By Karl A. Biemuller
Mt. Airy Times Express
October 21, 1998

Gil Ott: Poet's work comes from tension between isolation and creativity

Mention the word "poet" and the stereotype that often comes to mind is of a lonely writer in a garret, isolated from the humdrum world, searching for just the right words to express an individual vision. When poet Gil Ott talks about his art and its place in society, though, the concept that crops up most frequently is the opposite of isolation. It's community.

Says Ott, "Any artform succeeds on its ability to create a community." And for more than 20 years Mt. Airy resident Ott has been attempting to help poetry succeed by fostering community through his writing, his publishing company, and his work with community arts organizations. Ott, 48, does trace that interest to the tension between isolation and community he felt as a young man who became interested in poetry in the 1970s after experimenting with other art forms, particularly painting. He settled on poetry, he says, because "It was important to me to have something very personal and portable." "Initially my need - the basic need of probably the majority of writers and poets - was self-expression," he continues. "Secondly would be the need to be part of a community because self expression goes nowhere if you're not involved with others. So my life as a poet has been to play off those two factors."

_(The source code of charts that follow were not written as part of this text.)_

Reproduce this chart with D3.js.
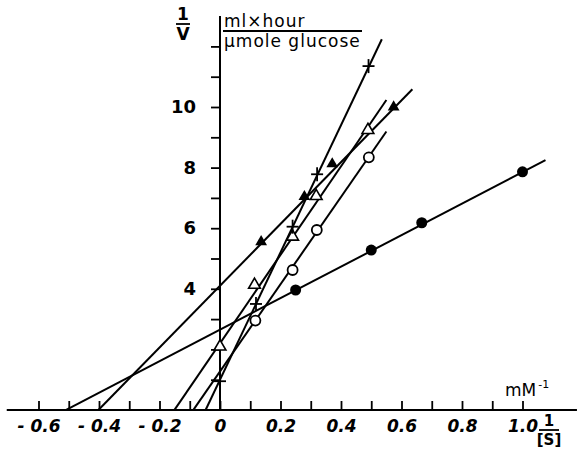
<!DOCTYPE html>
<html>
<head>
<meta charset="utf-8">
<script src="https://cdn.jsdelivr.net/npm/d3@7"></script>
<style>
  html, body { margin: 0; padding: 0; background: #fff; }
  svg { display: block; }
  text { font-family: "DejaVu Sans", sans-serif; fill: #000; }
</style>
</head>
<body>
<svg id="chart" width="578" height="450"></svg>
<script>
// ---- data ----
const xTickValues = [-0.6,-0.5,-0.4,-0.3,-0.2,-0.1,0,0.1,0.2,0.3,0.4,0.5,0.6,0.7,0.8,0.9,1.0];
const xTickLabels = ["- 0.6","","- 0.4","","- 0.2","","0","","0.2","","0.4","","0.6","","0.8","","1.0"];
const yTickValues = [1,2,3,4,5,6,7,8,9,10,11,12];
const yTickLabels = ["","","","4","","6","","8","","10","",""];

const filledCircleX = [0.25, 0.5, 0.667, 1.0];
const filledCircleY = [3.96, 5.28, 6.18, 7.86];
const filledTriX = [0.136, 0.279, 0.371, 0.574];
const filledTriY = [5.55, 7.04, 8.12, 10.0];
const plusX = [0, 0.119, 0.24, 0.321, 0.491];
const plusY = [0.95, 3.5, 6.05, 7.78, 11.35];
const openCircleX = [0.117, 0.24, 0.32, 0.492];
const openCircleY = [2.95, 4.62, 5.94, 8.34];
const openTriX = [0, 0.114, 0.24, 0.318, 0.489];
const openTriY = [2.09, 4.13, 5.72, 7.06, 9.24];

// fitted lines: intercept, slope, x-range
const lineNames      = ["filledCircle","filledTri","plus","openCircle","openTri"];
const lineIntercepts = [2.65, 4.1, 1.0, 1.27, 2.2];
const lineSlopes     = [5.2, 10.2, 21.0, 14.4, 14.6];
const lineStartX     = [-0.51, -0.402, -0.048, -0.088, -0.151];
const lineEndX       = [1.076, 0.636, 0.535, 0.55, 0.55];

// ---- scales ----
const svg = d3.select("#chart");
const x = d3.scaleLinear().domain([-0.6, 1.0]).range([38.5, 522.5]);
const y = d3.scaleLinear().domain([0, 10]).range([410, 107]);

// ---- axes ----
svg.append("line")
  .attr("x1", x(-0.705)).attr("x2", x(1.18))
  .attr("y1", y(0)).attr("y2", y(0))
  .attr("stroke", "#000").attr("stroke-width", 2);
svg.append("line")
  .attr("x1", x(0)).attr("x2", x(0))
  .attr("y1", y(0)).attr("y2", y(13))
  .attr("stroke", "#000").attr("stroke-width", 2);

const xAxis = d3.axisBottom(x)
  .tickValues(xTickValues)
  .tickSizeInner(-9).tickSizeOuter(0).tickPadding(12)
  .tickFormat((d, i) => xTickLabels[i]);
const gx = svg.append("g").attr("transform", `translate(0,${y(0)})`).call(xAxis);
gx.select(".domain").remove();
gx.selectAll(".tick line").attr("stroke", "#000").attr("stroke-width", 1.8);
gx.selectAll(".tick text")
  .attr("font-size", 17).attr("font-style", "italic").attr("font-weight", "bold")
  .attr("font-family", "DejaVu Sans, sans-serif").attr("dy", "0.75em").attr("y", 9);

const yAxis = d3.axisLeft(y)
  .tickValues(yTickValues)
  .tickSizeInner(9).tickSizeOuter(0).tickPadding(15)
  .tickFormat((d, i) => yTickLabels[i]);
const gy = svg.append("g").attr("transform", `translate(${x(0)},0)`).call(yAxis);
gy.select(".domain").remove();
gy.selectAll(".tick line").attr("stroke", "#000").attr("stroke-width", 1.8);
gy.selectAll(".tick text")
  .attr("font-size", 18).attr("font-weight", "bold")
  .attr("font-family", "DejaVu Sans, sans-serif");

// ---- fitted lines ----
lineNames.forEach((n, i) => {
  const a = lineIntercepts[i], b = lineSlopes[i];
  svg.append("line")
    .attr("x1", x(lineStartX[i])).attr("y1", y(a + b * lineStartX[i]))
    .attr("x2", x(lineEndX[i])).attr("y2", y(a + b * lineEndX[i]))
    .attr("stroke", "#000").attr("stroke-width", 2);
});

// ---- markers ----
const zip = (xs, ys) => xs.map((v, i) => [v, ys[i]]);

svg.append("g").selectAll("circle").data(zip(filledCircleX, filledCircleY)).join("circle")
  .attr("cx", d => x(d[0])).attr("cy", d => y(d[1])).attr("r", 5.5).attr("fill", "#000");

svg.append("g").selectAll("circle").data(zip(openCircleX, openCircleY)).join("circle")
  .attr("cx", d => x(d[0])).attr("cy", d => y(d[1])).attr("r", 5)
  .attr("fill", "#fff").attr("stroke", "#000").attr("stroke-width", 1.8);

const tri = d3.symbol().type(d3.symbolTriangle).size(60);
svg.append("g").selectAll("path").data(zip(filledTriX, filledTriY)).join("path")
  .attr("d", tri).attr("transform", d => `translate(${x(d[0])},${y(d[1])})`)
  .attr("fill", "#000");

svg.append("g").selectAll("path").data(zip(openTriX, openTriY)).join("path")
  .attr("d", tri).attr("transform", d => `translate(${x(d[0])},${y(d[1])})`)
  .attr("fill", "#fff").attr("stroke", "#000").attr("stroke-width", 1.6);

const plusG = svg.append("g").selectAll("g").data(zip(plusX, plusY)).join("g")
  .attr("transform", d => `translate(${x(d[0])},${y(d[1])})`);
plusG.append("line").attr("x1", -6).attr("x2", 6).attr("y1", 0).attr("y2", 0)
  .attr("stroke", "#000").attr("stroke-width", 1.8);
plusG.append("line").attr("x1", 0).attr("x2", 0).attr("y1", -7).attr("y2", 7)
  .attr("stroke", "#000").attr("stroke-width", 1.8);

// ---- axis titles ----
const yLab = svg.append("g").attr("font-weight", "bold").attr("font-size", 17);
yLab.append("text").attr("x", 183).attr("y", 20).attr("text-anchor", "middle").text("1");
yLab.append("line").attr("x1", 176).attr("x2", 190).attr("y1", 24).attr("y2", 24)
  .attr("stroke", "#000").attr("stroke-width", 1.8);
yLab.append("text").attr("x", 183).attr("y", 40).attr("text-anchor", "middle").text("V");

const unit = svg.append("g").attr("font-size", 17).attr("letter-spacing", 1);
unit.append("text").attr("x", 224).attr("y", 27).text("ml×hour");
unit.append("line").attr("x1", 223).attr("x2", 362).attr("y1", 31).attr("y2", 31)
  .attr("stroke", "#000").attr("stroke-width", 1.8);
unit.append("text").attr("x", 224).attr("y", 47).text("μmole glucose");

const sLab = svg.append("g").attr("font-size", 15).attr("font-weight", "bold");
sLab.append("text").attr("x", 549).attr("y", 426).attr("text-anchor", "middle").text("1");
sLab.append("line").attr("x1", 539).attr("x2", 559).attr("y1", 430).attr("y2", 430)
  .attr("stroke", "#000").attr("stroke-width", 1.8);
sLab.append("text").attr("x", 549).attr("y", 445).attr("text-anchor", "middle").text("[S]");

const mm = svg.append("text").attr("x", 505).attr("y", 396).attr("font-size", 17);
mm.append("tspan").text("mM");
mm.append("tspan").attr("font-size", 11).attr("dy", -8).attr("dx", 2).text("-1");
</script>
</body>
</html>
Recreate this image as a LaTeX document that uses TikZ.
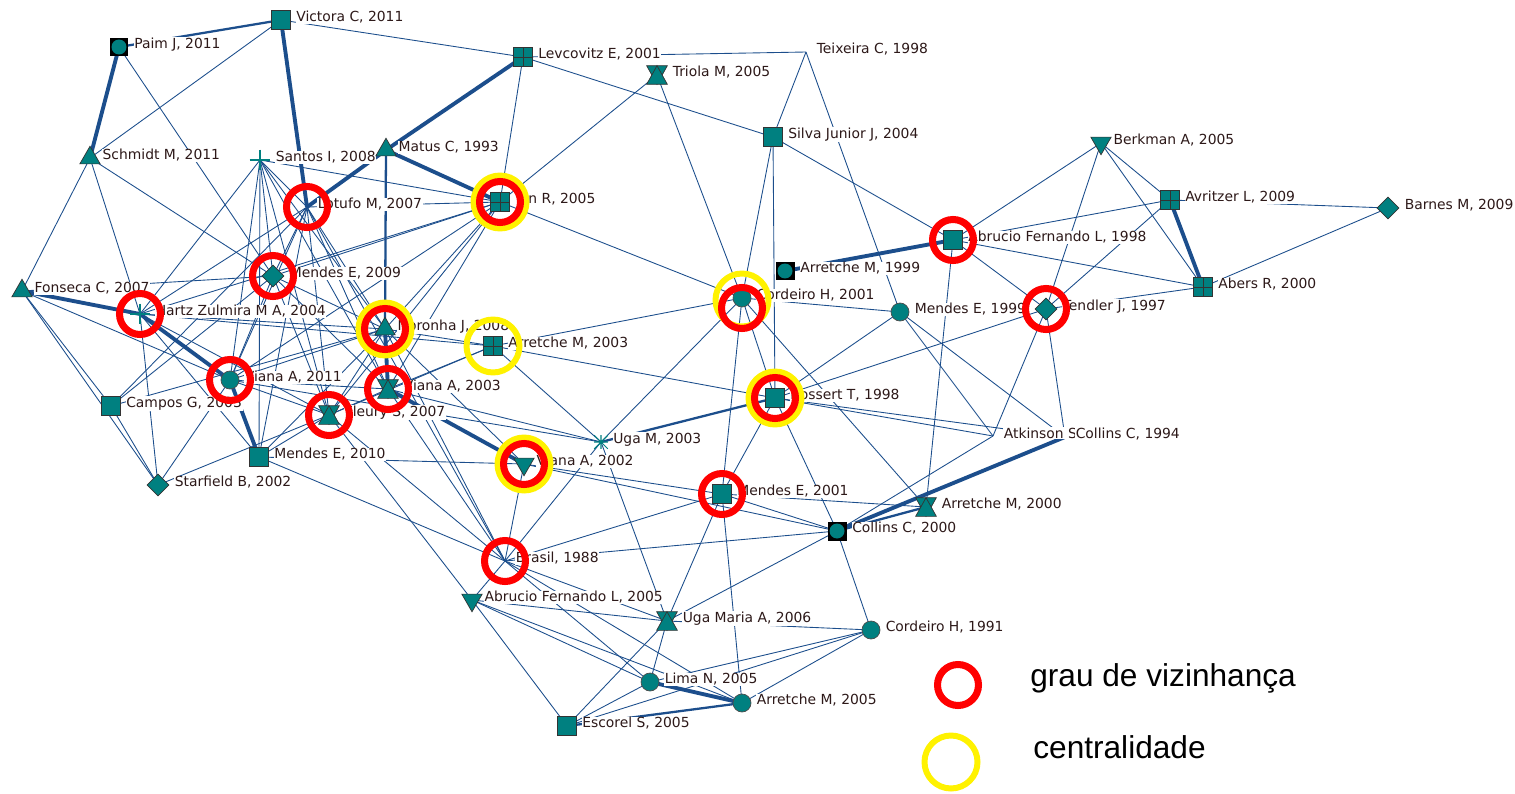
\documentclass[tikz,border=0pt]{standalone}
\usepackage{fontspec}
\newfontfamily\labfont{DejaVu Sans}
\newfontfamily\legfont{Liberation Sans}
\usetikzlibrary{shapes.geometric,backgrounds}
\definecolor{nodeteal}{RGB}{0,128,128}
\definecolor{edgeblue}{RGB}{28,78,140}
\definecolor{labtxt}{RGB}{45,25,25}
\begin{document}
\begin{tikzpicture}[x={(0.02cm,0cm)},y={(0cm,-0.02cm)},
  sq/.style={rectangle,draw=black!80,fill=nodeteal,minimum size=0.38cm,inner sep=0pt},
  circ/.style={circle,draw=black!70,fill=nodeteal,minimum size=0.36cm,inner sep=0pt},
  csq/.style={rectangle,fill=black,minimum size=0.38cm,inner sep=0pt,
    path picture={\fill[nodeteal] (path picture bounding box.center) circle (0.15cm);}},
  tup/.style={regular polygon,regular polygon sides=3,draw=black!80,fill=nodeteal,minimum size=0.47cm,inner sep=0pt},
  tdn/.style={tup,shape border rotate=180},
  dia/.style={diamond,draw=black!80,fill=nodeteal,minimum size=0.44cm,inner sep=0pt},
  hg/.style={rectangle,minimum width=0.4cm,minimum height=0.36cm,inner sep=0pt},
  ptnode/.style={inner sep=0pt,minimum size=0.2cm},
  crs/.style={inner sep=0pt,minimum size=0.4cm},
  link/.style={draw=edgeblue,line width=0.5pt},
  linkmid/.style={draw=edgeblue,line width=1.3pt},
  linkheavy/.style={draw=edgeblue,line width=2.2pt},
  redring/.style={draw=red,line width=4pt},
  yelring/.style={draw=yellow,line width=3.4pt},
  legtxt/.style={font=\legfont\fontsize{18}{20}\selectfont,inner sep=0pt},
  every label/.style={font=\labfont\fontsize{7.9}{9}\selectfont,fill=white,inner sep=0.4pt,text=labtxt,yshift=1.5pt},
  label distance=2.5pt]
  \useasboundingbox (0,0) rectangle (1515,794);

  % authors
  \node[sq,label={right:Victora C, 2011}] (victora) at (281,20) {};
  \node[csq,label={right:Paim J, 2011}] (paim) at (119,47) {};
  \node[tup,label={right:Schmidt M, 2011}] (schmidt) at (90,158) {};
  \node[crs,label={right:Santos I, 2008}] (santos) at (260,160) {};
  \node[tup,label={right:Matus C, 1993}] (matus) at (386,150) {};
  \node[sq,label={right:Levcovitz E, 2001}] (levco) at (523,57) {};
  \node[hg,label={right:Triola M, 2005}] (triola) at (657,75) {};
  \node[ptnode,label={right:Teixeira C, 1998}] (teixeira) at (806,52) {};
  \node[sq,label={right:Silva Junior J, 2004}] (silva) at (773,137) {};
  \node[tdn,label={right:Berkman A, 2005}] (berkman) at (1101,143) {};
  \node[sq,label={right:Avritzer L, 2009}] (avritzer) at (1170,200) {};
  \node[dia,label={right:Barnes M, 2009}] (barnes) at (1388,208) {};
  \node[sq,label={right:Abers R, 2000}] (abers) at (1203,287) {};
  \node[sq,label={right:Abrucio Fernando L, 1998}] (abrucioA) at (953,240) {};
  \node[csq,label={right:Arretche M, 1999}] (arrA) at (785,271) {};
  \node[circ,label={right:Cordeiro H, 2001}] (cordA) at (742,298) {};
  \node[circ,label={right:Mendes E, 1999}] (mendesA) at (900,312) {};
  \node[dia,label={right:Tendler J, 1997}] (tendler) at (1046,309) {};
  \node[sq,label={right:Bossert T, 1998}] (bossert) at (775,398) {};
  \node[ptnode,label={right:Atkinson S}] (atkinson) at (993,436) {};
  \node[ptnode,label={right:Collins C, 1994}] (collinsA) at (1065,437) {};
  \node[crs,minimum size=0.26cm,label={right:Uga M, 2003}] (ugaA) at (601,442) {};
  \node[tdn,label={right:Viana A, 2002}] (vianaA) at (524,464) {};
  \node[sq,label={right:Mendes E, 2001}] (mendesB) at (722,494) {};
  \node[hg,label={right:Arretche M, 2000}] (arrB) at (926,507) {};
  \node[csq,label={right:Collins C, 2000}] (collinsB) at (837,531) {};
  \node[ptnode,label={right:Brasil, 1988}] (brasil) at (505,561) {};
  \node[tdn,label={right:Abrucio Fernando L, 2005}] (abrucioB) at (472,600) {};
  \node[hg,label={right:Uga Maria A, 2006}] (ugaB) at (667,621) {};
  \node[circ,label={right:Cordeiro H, 1991}] (cordB) at (871,630) {};
  \node[circ,label={right:Lima N, 2005}] (lima) at (650,682) {};
  \node[circ,label={right:Arretche M, 2005}] (arrC) at (742,703) {};
  \node[sq,label={right:Escorel S, 2005}] (escorel) at (567,726) {};
  \node[tup,label={right:Fonseca C, 2007}] (fonseca) at (22,291) {};
  \node[crs,label={right:Hartz Zulmira M A, 2004}] (hartz) at (140,314) {};
  \node[dia,label={right:Mendes E, 2009}] (mendesC) at (273,276) {};
  \node[tup,label={right:Noronha J, 2008}] (noronha) at (385,329) {};
  \node[sq,label={right:Arretche M, 2003}] (arrD) at (493,346) {};
  \node[ptnode,label={right:Lotufo M, 2007}] (lotufo) at (307,207) {};
  \node[sq,label={[label distance=0.35cm]right:n R, 2005}] (hubR) at (500,202) {};
  \node[hg,label={right:Viana A, 2003}] (vianaB) at (388,389) {};
  \node[circ,label={right:Viana A, 2011}] (vianaC) at (230,380) {};
  \node[hg,label={right:Fleury S, 2007}] (fleury) at (329,415) {};
  \node[sq,label={right:Campos G, 2003}] (campos) at (111,406) {};
  \node[sq,label={right:Mendes E, 2010}] (mendesD) at (259,457) {};
  \node[dia,label={right:Starfield B, 2002}] (starfield) at (158,485) {};

  % symbols drawn over the plain nodes
  \foreach \p in {levco,avritzer,abers,hubR,arrD}
    \draw[black!80] (\p.north) -- (\p.south) (\p.west) -- (\p.east);
  \foreach \p in {triola,vianaB,fleury,arrB,ugaB}
  {\filldraw[fill=nodeteal,draw=black!80] (\p.north west) -- (\p.north east) -- (\p.south) -- cycle;
   \filldraw[fill=nodeteal,draw=black!80] (\p.south west) -- (\p.south east) -- (\p.north) -- cycle;};
  \foreach \p in {santos,hartz}
    \draw[nodeteal,line width=0.6pt] (\p.north) -- (\p.south) (\p.west) -- (\p.east);
  \draw[nodeteal,line width=0.6pt] (ugaA.north) -- (ugaA.south) (ugaA.west) -- (ugaA.east)
    (ugaA.north west) -- (ugaA.south east) (ugaA.north east) -- (ugaA.south west);

  % ties
  \begin{scope}[on background layer]
  \foreach \a/\b in {victora/lotufo,paim/schmidt,matus/levco,matus/hubR,matus/lotufo,
    noronha/vianaB,vianaB/vianaA,fonseca/hartz,hartz/vianaC,vianaC/mendesD,arrA/abrucioA,
    avritzer/abers,collinsA/collinsB,lima/arrC}
    \draw[linkheavy] (\a.center) -- (\b.center);
  \foreach \a/\b in {victora/paim,matus/noronha,collinsB/arrB,escorel/arrC,ugaA/bossert}
    \draw[linkmid] (\a.center) -- (\b.center);
  \foreach \a/\b in {victora/schmidt,victora/levco,paim/mendesC,
    schmidt/fonseca,schmidt/hartz,schmidt/mendesC,
    santos/hubR,santos/mendesC,santos/hartz,santos/vianaC,santos/fleury,santos/noronha,
    santos/vianaB,santos/mendesD,santos/lotufo,
    lotufo/hubR,lotufo/mendesC,lotufo/hartz,lotufo/vianaC,lotufo/fleury,lotufo/noronha,
    lotufo/vianaB,lotufo/campos,lotufo/mendesD,lotufo/brasil,
    levco/hubR,levco/silva,levco/teixeira,triola/hubR,triola/cordA,
    teixeira/silva,teixeira/mendesA,silva/abrucioA,silva/cordA,silva/bossert,
    berkman/abrucioA,berkman/avritzer,berkman/abers,berkman/tendler,
    avritzer/barnes,avritzer/abrucioA,avritzer/tendler,
    abers/barnes,abers/abrucioA,abers/tendler,abrucioA/tendler,abrucioA/arrB,
    cordA/arrD,cordA/mendesA,cordA/hubR,cordA/ugaA,cordA/bossert,cordA/mendesB,cordA/arrB,
    mendesA/bossert,mendesA/atkinson,mendesA/collinsA,
    tendler/bossert,tendler/atkinson,tendler/collinsA,
    bossert/arrD,bossert/atkinson,bossert/collinsA,bossert/collinsB,bossert/mendesB,
    atkinson/collinsB,
    ugaA/arrD,ugaA/vianaB,ugaA/ugaB,ugaA/brasil,ugaA/vianaC,
    vianaA/mendesB,vianaA/collinsB,vianaA/brasil,vianaA/noronha,vianaA/mendesD,
    mendesB/collinsB,mendesB/arrB,mendesB/brasil,mendesB/ugaB,mendesB/arrC,
    collinsB/brasil,collinsB/ugaB,collinsB/cordB,
    brasil/noronha,brasil/fleury,brasil/vianaB,brasil/mendesD,brasil/abrucioB,
    brasil/ugaB,brasil/lima,brasil/arrC,
    abrucioB/fleury,abrucioB/ugaB,abrucioB/escorel,abrucioB/lima,abrucioB/arrC,
    ugaB/lima,ugaB/escorel,ugaB/cordB,cordB/lima,cordB/arrC,cordB/escorel,lima/escorel,
    fonseca/campos,fonseca/starfield,fonseca/mendesC,fonseca/vianaC,
    hartz/noronha,hartz/hubR,hartz/starfield,hartz/mendesD,hartz/fleury,hartz/arrD,
    mendesC/hubR,mendesC/noronha,mendesC/vianaB,mendesC/fleury,mendesC/vianaC,mendesC/campos,
    noronha/hubR,noronha/arrD,noronha/vianaC,noronha/fleury,noronha/mendesD,noronha/campos,
    arrD/vianaB,arrD/fleury,vianaC/fleury,vianaC/vianaB,vianaC/starfield,
    fleury/mendesD,fleury/starfield,fleury/vianaB,campos/starfield,
    hubR/vianaB,hubR/fleury,hubR/vianaC}
    \draw[link] (\a.center) -- (\b.center);
  \end{scope}

  % highlights
  \foreach \p in {hubR,noronha,arrD,vianaA,bossert}
    \draw[yelring] (\p.center) circle (0.53cm);
  \draw[yelring] ([yshift=-0.04cm]cordA.center) circle (0.53cm);
  \foreach \p in {lotufo,hubR,mendesC,hartz,noronha,vianaC,vianaB,fleury,vianaA,brasil,
    bossert,mendesB,abrucioA,tendler}
    \draw[redring] (\p.center) circle (0.41cm);
  \draw[redring] ([yshift=-0.2cm]cordA.center) circle (0.41cm);

  % legend
  \draw[redring] (958,685) circle (0.41cm);
  \draw[yelring] (951,762) circle (0.53cm);
  \node[legtxt,anchor=base west] (legdeg) at (1030,686) {grau de vizinhança};
  \node[legtxt,anchor=base west] (legcen) at (1033,758) {centralidade};
\end{tikzpicture}
\end{document}
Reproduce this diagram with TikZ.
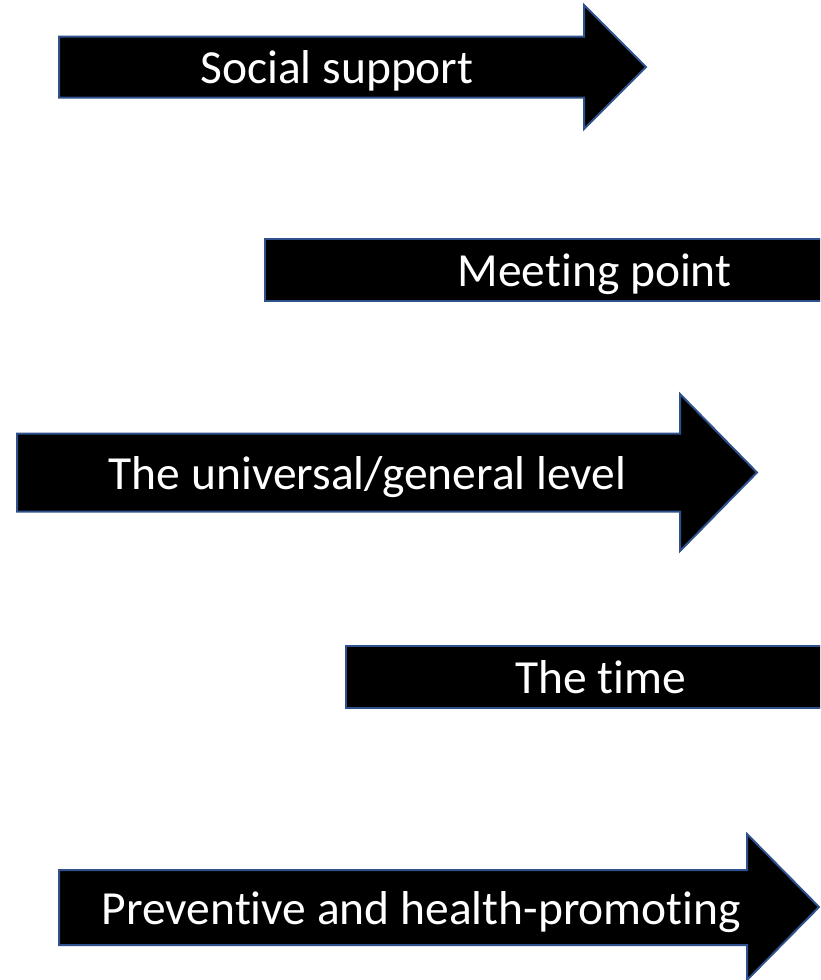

It was that interplay that led him to found his own literary press, Running Horse Press, as a way of, again, creating a sense of community. Explains Ott, "As a writer I felt very isolated. I didn't go the route that a lot of people go, which is to join workshops or go to school for it. I was more into sort of a community, organizing aspect of it. He began in 1976 with a small Poetry magazine, Paper Air. I gave it the name Paper Air because I originally wanted to print it like the American Poetry Review, in newspaper format. I imagined myself standing on a street corner shouting 'Air Paper Air Paper Air Paper!'" he laughs. "And I wanted something that was really accessible, that would be cheap, say, 50 cents or something."

While the economics involved defeated that vision - "you need millions of copies to make that possible," Ott says - he did continue to publish Paper Air in magazine format for 14 years. Running Horse Press is still in existence after more than 20 years, which makes it one of the more enduring small presses in the area. "I have many conversations with young people who want to start magazines," says Ott. "The thing that people think of is publishing. They want to design and publish books. They don't think about distribution. And that's where you make your community and your commitment ... I have this obsessive, compulsive side that maintains mailing lists, that sends out bills to book stores, that designs little advertisements and flyers… it's not the glamorous side of publishing, but it keeps it going."

Running Horse Press has published 19 books of poetry, most recently Drunkard Boxing by Philadelphia poet Linh Dinh. It's the first in a series of works to be published annually by Running Horse as part of Ott's new Philadelphia Publishing Project. The project is designed to showcase the works of area writers who have had little exposure so far; for $25, charter subscribers will receive copies of Drunkard Boxing as well as the next two works in the series. Even for an established publisher like Running Horse, publishing poetry is not a way to fame and riches. I used to say that the audience for a book was 300 people," says Ott. His profession for most the past twenty years has been as fundraiser, first for the Painted Bride Art Center for which he also worked in creating community based arts and educational networks. He is now Director of Development for Liberty Resources, a consumer-run advocacy organization for people with disabilities.

According to Ott, his work in the arts has given him cross-over skills when it comes to fundraising. "I can write and I can speak well and I like to synthesize, I like to put different people together …just basic things. The funny thing about being a writer is that people don't really respect it until they have to do it or they need it." Ott has had eleven volumes of his own poetry published, with a twelfth due shortly. While he calls himself an avant garde poet - "for many years the only one in Philadelphia," he says - for him poetry isn't an esoteric practice reserved for an elite. Instead, it's one of the most basic ways that people express themselves, and a vital way that language continues to grow and evolve. "If you take an expansive definition of what poetry is," he says, "poetry is all around us. Rap music is poetry, advertising is full of poetry. I tend to take not quite that expansive a view of poetry, but I do consider the many, many branches and streams of poetry that exist as legitimate."

In the last five years or so he has branched out into writing fiction, primarily short stories. He'll be presenting a selection of his work this weekend at the Sedgwick Cultural Center. Says Ott, "I'll be reading some of my fictional pieces, and some of my performative poetry that I've been writing recently. An adjective or two that I would use to characterize the fictional pieces would be 'strange,' 'alienating,' a little weird. The poetry pieces have to do struggle and personal depth - it's hard to characterize them.

"Poetry and music are the two most fundamental arts," he says. They're things that people do before they speak… Poetry to me is the place where people make language. It's how I, at almost the 21st century, can continue to participate in creating the English language. It's language as an on-going thing.